Guest editorial/Column #2 by Jon Roland, Constitution Society, 210/224-2868, May 1, 1995

Rediscovery of the Constitution

The Eleventh Commandment was stated in positive terms, "Love thy neighbor ...", but it might be better understood by contemporaries if it were restated using the previous format: "Thou shalt not demonize or dehumanize others." The beginning of hatred is putting a label on someone. Even a seemingly innocent label, intended only to speed up communication, can have the effect of lumping very different people together, dismissing their concerns, and relegating their grievances to the ashcan.

One has to wonder what James Madison or Thomas Jefferson would say if they could come back today and hear people who are devoted to government compliance with the Constitution being dismissed as "extremists".

Well, it would seem that at least five members of the Supreme Court have tentatively joined the ranks of those radicals that federal agents like to describe as people who "take the Constitution literally". In the recent decision in U.S. v.Lopez Justices Rehnquist, Kennedy, O'Connor, Scalia, and Thomas joined to overturn a federal criminal statute based on the interstate commerce clause for the first time since 1936, on the grounds that carrying a gun on or near a school did not "affect" interstate commerce.

A little background here. After the Supreme Court ruled, correctly, against several of President Franklin Roosevelt's legislation intended to deal with the Great Depression, Roosevelt threatened to "pack" the Supreme Court, increasing its number by statute from nine to fifteen, and adding additional members chosen to vote for the constitutionality of his legislation. There are also unconfirmed reports that the justices may have been threatened in other ways. In any case, seeing that they could not withstand the determined efforts of the President and Congress to adopt unconstitutional legislation, they surrendered and proceeded to violate their oath to uphold the Constitution.
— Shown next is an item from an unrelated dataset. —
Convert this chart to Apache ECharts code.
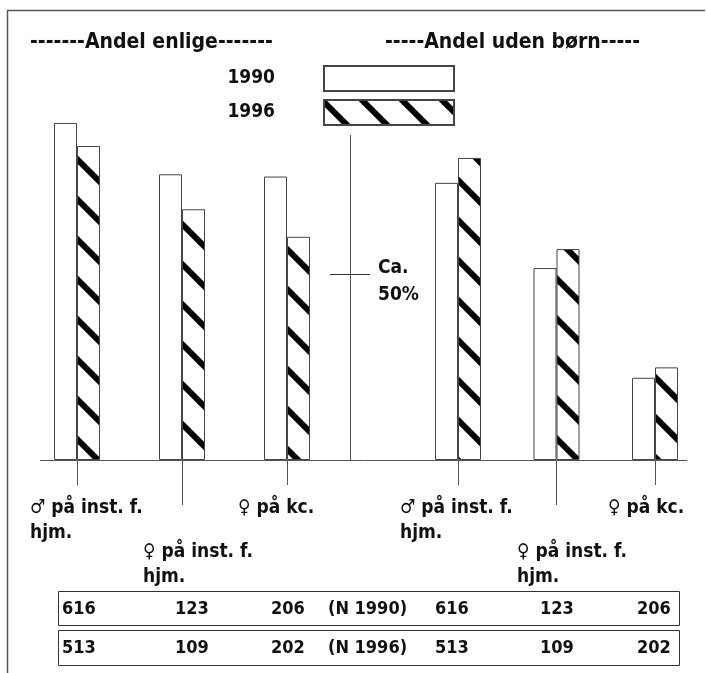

The Supreme Court has been doing that ever since, allowing more and more federal power to be assumed, most of it based on that interstate commerce clause.

When the subject of federal legislation couldn't be described as "interstate commerce", Congress began to expand federal jurisdiction to include not only "interstate commerce" itself, but anything that had ever moved as interstate commerce, then everything that might some day move as interstate commerce, then anything that might be "part of an aggregate" of things, some of which move as interstate commerce. Then they decided that it should include all the operations of any enterprise that engages in interstate commerce. And, finally, that it should include anything that "affects" interstate commerce.

But that was not enough. Although the original meaning of "to regulate" was "to train or discipline", and was intended to cover the kind of thing done at loading docks and traffic intersections, the meaning was extended to include "prohibition", and the power to impose criminal sanctions on violators, that is, the deprivation of life or liberty, rather than such civil sanctions as the deprivation of property or privileges. This led to a host of federal criminal legislation, much of which might be arguably constitutional if applied only to federal territory not the part of any state, over which the Constitution grants "general legislative" powers, but not over offenses committed on state territory.

If federal courts begin to pick up on this important Supreme Court decision, and to unravel the last 60 years of unconstitutional federal legislation, we could see a contraction of government that will bring significant changes to the lives of everyone. The thing that most irritates constitutionalists and civil libertarians is the assertion of jurisdiction by federal courts over offenses committed on state territory over which the central government does not have jurisdiction. The only crimes committed on state territory over which the federal courts have jurisdiction are treason, counterfeiting, piracy and felonies on the high seas, and offenses against the laws of nations. In addition, the federal government may, arguably, have the power, under the fourteenth amendment, to prosecute for the crime of an official at any level violating the civil rights of a person.

However, when was the last time anyone heard of a high-level federal official being prosecuted for violating the civil rights of anyone? Not that such violations don't happen, of course. It's just that no one is held accountable. And this reveals a basic flaw in the structure of the Executive Branch of the federal government. Agencies are left to police themselves.

What is needed is to restructure the Executive Branch so that every agency and department has at least two other agencies and departments to watchdog it, the watchdogs competing with one another to uncover misconduct. And the watchdogs should have their own watchdogs.